Are We Living In The Worst Century For Music Ever?

lmfao
Yes, this is LMFAO, and they had a #1 hit.

So that last post about the message in a bottle from 1956 got me thinking about something. It is very common for writers to use the number one Billboard single when writing about the past. For instance here is the opening sentence from the message in a bottle story:

It was April 1956, and the No. 1 song was Elvis Presley’s “Heartbreak Hotel.” 

That sentence definitely succeeds in putting the reader’s mind into a different era. It immediately conjures images of big cars with fins, girls in poodle skirts and Marty McFly finally standing up to Biff. The song just represents the date perfectly.

The question that comes to mind is, will writers continue to use this technique 50 years from now?
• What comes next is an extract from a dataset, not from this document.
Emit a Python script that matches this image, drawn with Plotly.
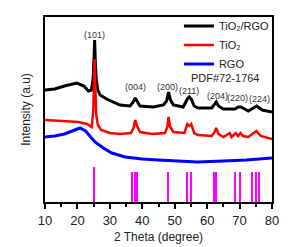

If so we may not be remembered as fondly as the Baby Boomers. Can you imagine the first line from a 2062 article about a drone found on a beach? It would start like this:

“It was January 2012, and the No. 1 song was LMFAO’s “Sexy And I Know It.”

Yikes. What types of images will that conjure up in people’s heads? Is there any way we can go back and remove some of these “artists” from the record books to avoid these types of literary disasters in the future?

I don’t know about you but if I read an article in 2050 that sets the mood for the year 2000 by referencing “Who Let The Dogs Out” I will immediately kill myself along with any direct descendants I may have at the time. If the Baha Men ever represent an era I was a part of then I just couldn’t live with that kind of guilt.